The Law Commission is recommending making non-fatal strangulation a crime separate to assault, and has strong backing from the government.
The utter terror that is experienced by these victims and the known relationship between strangulation and future fatal attack requires a stronger criminal justice response for these offenders," the commission's president Sir Grant Hammond said.
"Strangulation is an act that is designed to control and manipulate the victims."
The commission said studies had shown that if a woman was strangled, there was a high risk of her being killed in the future by her attacker.
Perpetrators were often charged with low-level offences, and a stronger criminal justice response was needed, it said.
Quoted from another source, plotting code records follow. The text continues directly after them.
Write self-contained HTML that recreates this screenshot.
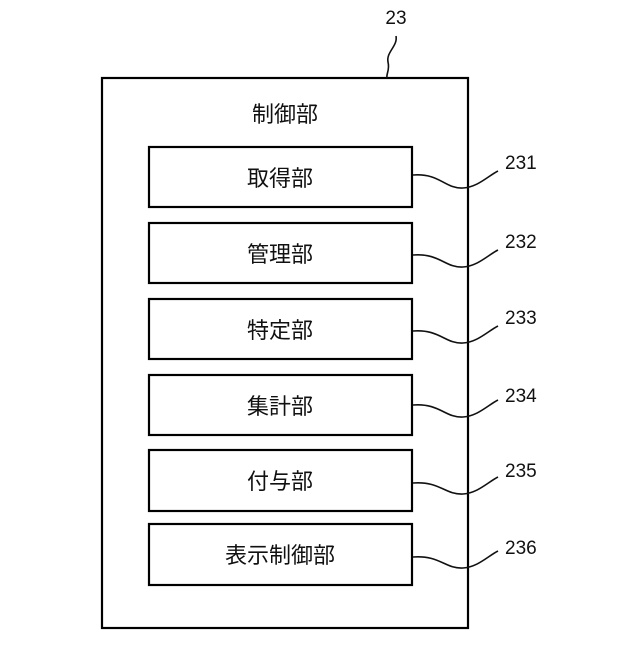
<!DOCTYPE html>
<html><head><meta charset="utf-8"><style>
body{margin:0;background:#fff}
svg text{font-family:"Liberation Sans","Noto Sans CJK JP",sans-serif;fill:#111}
</style></head><body>
<svg width="640" height="640" viewBox="0 0 640 640" xmlns="http://www.w3.org/2000/svg">
<rect x="102" y="78" width="366" height="550" fill="none" stroke="#000" stroke-width="2.2"/>
<text x="396" y="24" font-size="19" text-anchor="middle">23</text>
<path d="M396 36 C398 46 386 52 388 62 C390 70 386 74 387 78" fill="none" stroke="#111" stroke-width="1.6"/>
<text x="285" y="122" font-size="22" text-anchor="middle">制御部</text>
<g fill="none" stroke="#000" stroke-width="2.2">
<rect x="149" y="147" width="263" height="60"/>
<rect x="149" y="223" width="263" height="60"/>
<rect x="149" y="299" width="263" height="60"/>
<rect x="149" y="375" width="263" height="60"/>
<rect x="149" y="450" width="263" height="61"/>
<rect x="149" y="524" width="263" height="61"/>
</g>
<g font-size="22" text-anchor="middle">
<text x="280" y="186">取得部</text>
<text x="280" y="262">管理部</text>
<text x="280" y="338">特定部</text>
<text x="280" y="414">集計部</text>
<text x="280" y="489">付与部</text>
<text x="280" y="563">表示制御部</text>
</g>
<g fill="none" stroke="#111" stroke-width="1.6">
<path d="M413 175 C440 173 445 189 463 188 C478 187 488 176 498 171"/>
<path d="M413 255 C440 253 445 268 463 267 C478 266 488 255 498 250"/>
<path d="M413 331 C440 329 445 344 463 343 C478 342 488 331 498 326"/>
<path d="M413 405 C440 403 445 418 463 417 C478 416 488 405 498 400"/>
<path d="M413 483 C440 481 445 495 463 494 C478 493 488 482 498 477"/>
<path d="M413 557 C440 555 445 569 463 568 C478 567 488 556 498 551"/>
</g>
<g font-size="19">
<text x="505" y="169">231</text>
<text x="505" y="248">232</text>
<text x="505" y="324">233</text>
<text x="505" y="402">234</text>
<text x="505" y="477">235</text>
<text x="505" y="554">236</text>
</g>
</svg>
</body></html>
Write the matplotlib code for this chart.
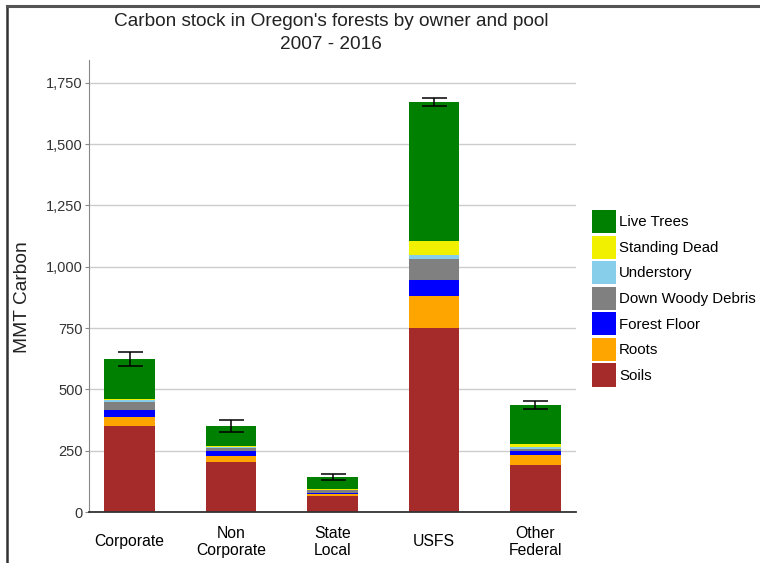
import matplotlib
matplotlib.use("Agg")
import matplotlib.pyplot as plt
from matplotlib.lines import Line2D
from matplotlib.ticker import FuncFormatter
import numpy as np

plt.rcParams['font.family'] = ['Liberation Sans', 'DejaVu Sans']

owners = ["Corporate", "Non\nCorporate", "State\nLocal", "USFS", "Other\nFederal"]
pools = ["Soils", "Roots", "Forest Floor", "Down Woody Debris",
         "Understory", "Standing Dead", "Live Trees"]
pool_colors = ["#a52a2a", "#ffa500", "#0000ff", "#808080",
               "#87ceeb", "#f0f000", "#008000"]

# MMT carbon per pool, one value per owner
soils = [352, 205, 65, 749, 193]
roots = [37, 22, 10, 133, 38]
forest_floor = [27, 22, 4, 64, 16]
down_woody = [34, 10, 9, 84, 11]
understory = [7, 5, 3, 17, 8]
standing_dead = [5, 4, 2, 56, 10]
live_trees = [162, 83, 51, 569, 160]
total_err = [27, 24, 12, 18, 17]

series = [soils, roots, forest_floor, down_woody,
          understory, standing_dead, live_trees]

fig = plt.figure(figsize=(7.6, 5.63), dpi=100)
ax = fig.add_axes([89 / 760, 1 - 512 / 563, (576 - 89) / 760, (512 - 60) / 563])

x = np.arange(len(owners))
bottom = np.zeros(len(owners))
handles = []
for name, vals, col in zip(pools, series, pool_colors):
    b = ax.bar(x, vals, 0.5, bottom=bottom, color=col, label=name,
               edgecolor="none", zorder=2)
    handles.append(b)
    bottom += np.array(vals)

ax.errorbar(x, bottom, yerr=total_err, fmt="none", ecolor="black",
            elinewidth=1.1, capsize=9, capthick=1.1, zorder=3)

ax.set_xlim(-0.4, 4.4)
ax.set_ylim(0, 1843)
ax.set_yticks(np.arange(0, 1751, 250))
ax.yaxis.set_major_formatter(FuncFormatter(lambda v, p: f"{int(v):,}"))
ax.set_xticks(x)
ax.set_xticklabels(owners, fontsize=11.3, linespacing=1.15)
for lbl in ax.get_xticklabels():
    lbl.set_verticalalignment("center")
ax.tick_params(axis="x", length=0, pad=21.5)
ax.tick_params(axis="y", length=3, width=0.8, color="#888888",
               labelsize=10.5, labelcolor="#333333", pad=1.5)
ax.grid(axis="y", color="#cccccc", linewidth=1.0, zorder=0)
ax.set_axisbelow(True)

for s in ["top", "right"]:
    ax.spines[s].set_visible(False)
ax.spines["left"].set_color("#888888")
ax.spines["left"].set_linewidth(0.8)
ax.spines["bottom"].set_color("#333333")
ax.spines["bottom"].set_linewidth(1.3)

fig.text(23 / 760, 1 - 297 / 563, "MMT Carbon", rotation=90, fontsize=13.8,
         ha="center", va="center", color="#222222")

fig.text(331 / 760, 1 - 33 / 563, "Carbon stock in Oregon's forests by owner and pool\n2007 - 2016",
         ha="center", va="center", fontsize=13.7, linespacing=1.4, color="#222222")

ax.legend(handles[::-1], pools[::-1], loc="upper left",
          bbox_to_anchor=(592 / 760, 1 - 210 / 563), bbox_transform=fig.transFigure,
          frameon=False, fontsize=10.8, handlelength=1.6, handleheight=2.0,
          handletextpad=0.2, labelspacing=0.16, borderpad=0, borderaxespad=0)

# frame around the picture (left and top edges)
fig.add_artist(Line2D([7 / 760, 7 / 760], [0, 1 - 6 / 563], transform=fig.transFigure,
                      color="#333333", linewidth=1.8))
fig.add_artist(Line2D([7 / 760, 1], [1 - 6 / 563, 1 - 6 / 563], transform=fig.transFigure,
                      color="#555555", linewidth=2.2))

fig.savefig("out.png", dpi=100)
"In at least half of all cases, strangulation does not result in an obvious external injury even when victims suffer internal injuries or serious mental harm," it said.
"The lack of obvious external injury makes it difficult to lay serious charges against the perpetrator."
The commission tabled a report Strangulation: The case for a new offence in the House of Representatives this morning.
Justice Minister Amy Adams said in a domestic violence context, strangulation can have a devastating and long-lasting psychological impact.
There was strong evidence for a new offence, and a law change would fit alongside the government's review of family violence laws.
"A standalone offence sends a clear-cut message that this form of abuse is unacceptable and recognises that strangulation can be a critical risk factor of escalating family violence," she said.
"Creating a specific strangulation offence would bring New Zealand in line with international laws and practices."